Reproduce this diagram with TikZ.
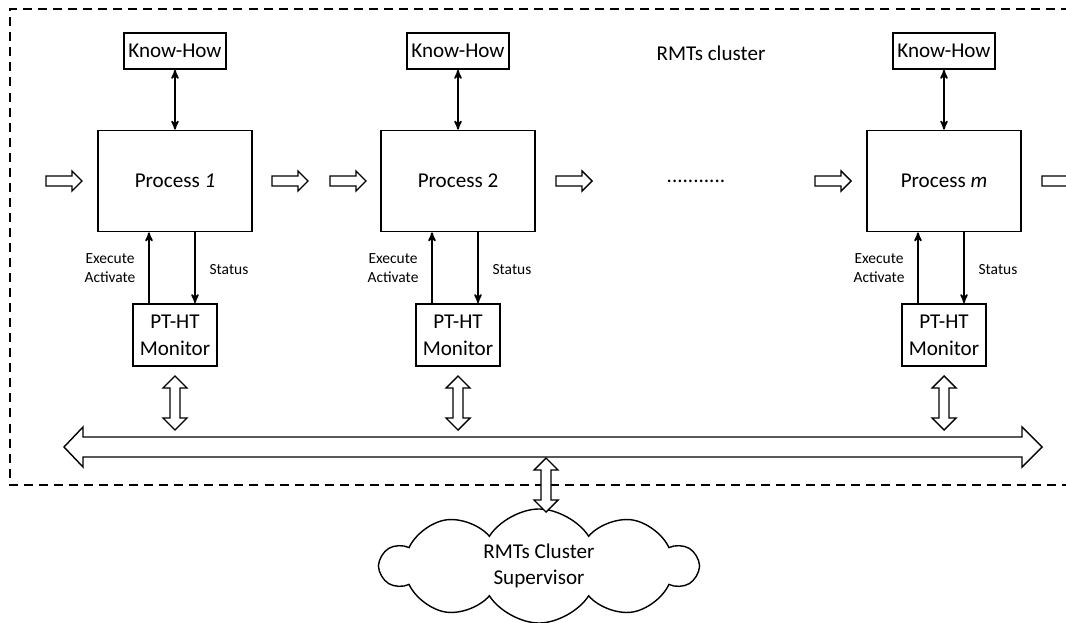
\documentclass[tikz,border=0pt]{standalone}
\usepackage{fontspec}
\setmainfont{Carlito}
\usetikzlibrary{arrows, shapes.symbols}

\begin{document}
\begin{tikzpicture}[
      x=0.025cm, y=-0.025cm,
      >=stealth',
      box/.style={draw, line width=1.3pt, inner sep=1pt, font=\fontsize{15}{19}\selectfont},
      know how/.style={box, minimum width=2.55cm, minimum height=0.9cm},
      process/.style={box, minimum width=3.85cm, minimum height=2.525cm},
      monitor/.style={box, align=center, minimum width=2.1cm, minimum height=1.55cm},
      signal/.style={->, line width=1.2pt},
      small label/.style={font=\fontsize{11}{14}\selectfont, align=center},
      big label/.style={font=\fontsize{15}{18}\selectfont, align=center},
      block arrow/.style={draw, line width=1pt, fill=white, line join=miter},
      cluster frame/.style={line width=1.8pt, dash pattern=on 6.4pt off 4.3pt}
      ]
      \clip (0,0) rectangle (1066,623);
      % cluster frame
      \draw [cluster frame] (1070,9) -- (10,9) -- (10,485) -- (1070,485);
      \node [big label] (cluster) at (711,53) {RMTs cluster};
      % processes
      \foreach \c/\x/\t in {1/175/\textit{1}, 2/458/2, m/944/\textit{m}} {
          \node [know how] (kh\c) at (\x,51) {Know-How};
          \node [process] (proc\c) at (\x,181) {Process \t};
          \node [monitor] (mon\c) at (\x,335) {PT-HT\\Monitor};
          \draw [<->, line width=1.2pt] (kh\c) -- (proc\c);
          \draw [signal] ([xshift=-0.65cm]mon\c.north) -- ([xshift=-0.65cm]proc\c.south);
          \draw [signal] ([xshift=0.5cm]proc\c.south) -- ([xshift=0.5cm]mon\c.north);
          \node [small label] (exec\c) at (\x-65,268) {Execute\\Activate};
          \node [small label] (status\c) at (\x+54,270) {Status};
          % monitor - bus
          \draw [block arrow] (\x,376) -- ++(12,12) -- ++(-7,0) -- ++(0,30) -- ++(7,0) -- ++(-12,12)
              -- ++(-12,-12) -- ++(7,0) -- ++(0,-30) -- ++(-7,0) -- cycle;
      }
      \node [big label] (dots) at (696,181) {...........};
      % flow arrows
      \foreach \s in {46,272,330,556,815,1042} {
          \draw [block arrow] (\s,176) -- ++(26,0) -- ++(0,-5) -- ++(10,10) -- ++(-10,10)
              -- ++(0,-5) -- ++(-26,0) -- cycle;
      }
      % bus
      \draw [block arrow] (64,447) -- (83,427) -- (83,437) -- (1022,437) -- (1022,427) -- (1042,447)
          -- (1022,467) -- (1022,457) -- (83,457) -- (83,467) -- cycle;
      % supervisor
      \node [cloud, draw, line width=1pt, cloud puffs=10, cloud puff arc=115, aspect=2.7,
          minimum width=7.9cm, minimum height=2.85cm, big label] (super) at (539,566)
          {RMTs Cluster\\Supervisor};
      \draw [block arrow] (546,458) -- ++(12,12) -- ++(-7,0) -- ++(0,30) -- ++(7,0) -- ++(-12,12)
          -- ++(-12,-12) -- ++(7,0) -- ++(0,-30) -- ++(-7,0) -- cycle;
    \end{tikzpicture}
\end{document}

## Goal of the exercise
Exactly as written, return every line of the listing, but not the pictures.

## Written solution
Reproduce this diagram with TikZ.
\documentclass[tikz,border=0pt]{standalone}
\usepackage{fontspec}
\setmainfont{Carlito}
\usetikzlibrary{arrows, shapes.symbols}

\begin{document}
\begin{tikzpicture}[
      x=0.025cm, y=-0.025cm,
      >=stealth',
      box/.style={draw, line width=1.3pt, inner sep=1pt, font=\fontsize{15}{19}\selectfont},
      know how/.style={box, minimum width=2.55cm, minimum height=0.9cm},
      process/.style={box, minimum width=3.85cm, minimum height=2.525cm},
      monitor/.style={box, align=center, minimum width=2.1cm, minimum height=1.55cm},
      signal/.style={->, line width=1.2pt},
      small label/.style={font=\fontsize{11}{14}\selectfont, align=center},
      big label/.style={font=\fontsize{15}{18}\selectfont, align=center},
      block arrow/.style={draw, line width=1pt, fill=white, line join=miter},
      cluster frame/.style={line width=1.8pt, dash pattern=on 6.4pt off 4.3pt}
      ]
      \clip (0,0) rectangle (1066,623);
      % cluster frame
      \draw [cluster frame] (1070,9) -- (10,9) -- (10,485) -- (1070,485);
      \node [big label] (cluster) at (711,53) {RMTs cluster};
      % processes
      \foreach \c/\x/\t in {1/175/\textit{1}, 2/458/2, m/944/\textit{m}} {
          \node [know how] (kh\c) at (\x,51) {Know-How};
          \node [process] (proc\c) at (\x,181) {Process \t};
          \node [monitor] (mon\c) at (\x,335) {PT-HT\\Monitor};
          \draw [<->, line width=1.2pt] (kh\c) -- (proc\c);
          \draw [signal] ([xshift=-0.65cm]mon\c.north) -- ([xshift=-0.65cm]proc\c.south);
          \draw [signal] ([xshift=0.5cm]proc\c.south) -- ([xshift=0.5cm]mon\c.north);
          \node [small label] (exec\c) at (\x-65,268) {Execute\\Activate};
          \node [small label] (status\c) at (\x+54,270) {Status};
          % monitor - bus
          \draw [block arrow] (\x,376) -- ++(12,12) -- ++(-7,0) -- ++(0,30) -- ++(7,0) -- ++(-12,12)
              -- ++(-12,-12) -- ++(7,0) -- ++(0,-30) -- ++(-7,0) -- cycle;
      }
      \node [big label] (dots) at (696,181) {...........};
      % flow arrows
      \foreach \s in {46,272,330,556,815,1042} {
          \draw [block arrow] (\s,176) -- ++(26,0) -- ++(0,-5) -- ++(10,10) -- ++(-10,10)
              -- ++(0,-5) -- ++(-26,0) -- cycle;
      }
      % bus
      \draw [block arrow] (64,447) -- (83,427) -- (83,437) -- (1022,437) -- (1022,427) -- (1042,447)
          -- (1022,467) -- (1022,457) -- (83,457) -- (83,467) -- cycle;
      % supervisor
      \node [cloud, draw, line width=1pt, cloud puffs=10, cloud puff arc=115, aspect=2.7,
          minimum width=7.9cm, minimum height=2.85cm, big label] (super) at (539,566)
          {RMTs Cluster\\Supervisor};
      \draw [block arrow] (546,458) -- ++(12,12) -- ++(-7,0) -- ++(0,30) -- ++(7,0) -- ++(-12,12)
          -- ++(-12,-12) -- ++(7,0) -- ++(0,-30) -- ++(-7,0) -- cycle;
    \end{tikzpicture}
\end{document}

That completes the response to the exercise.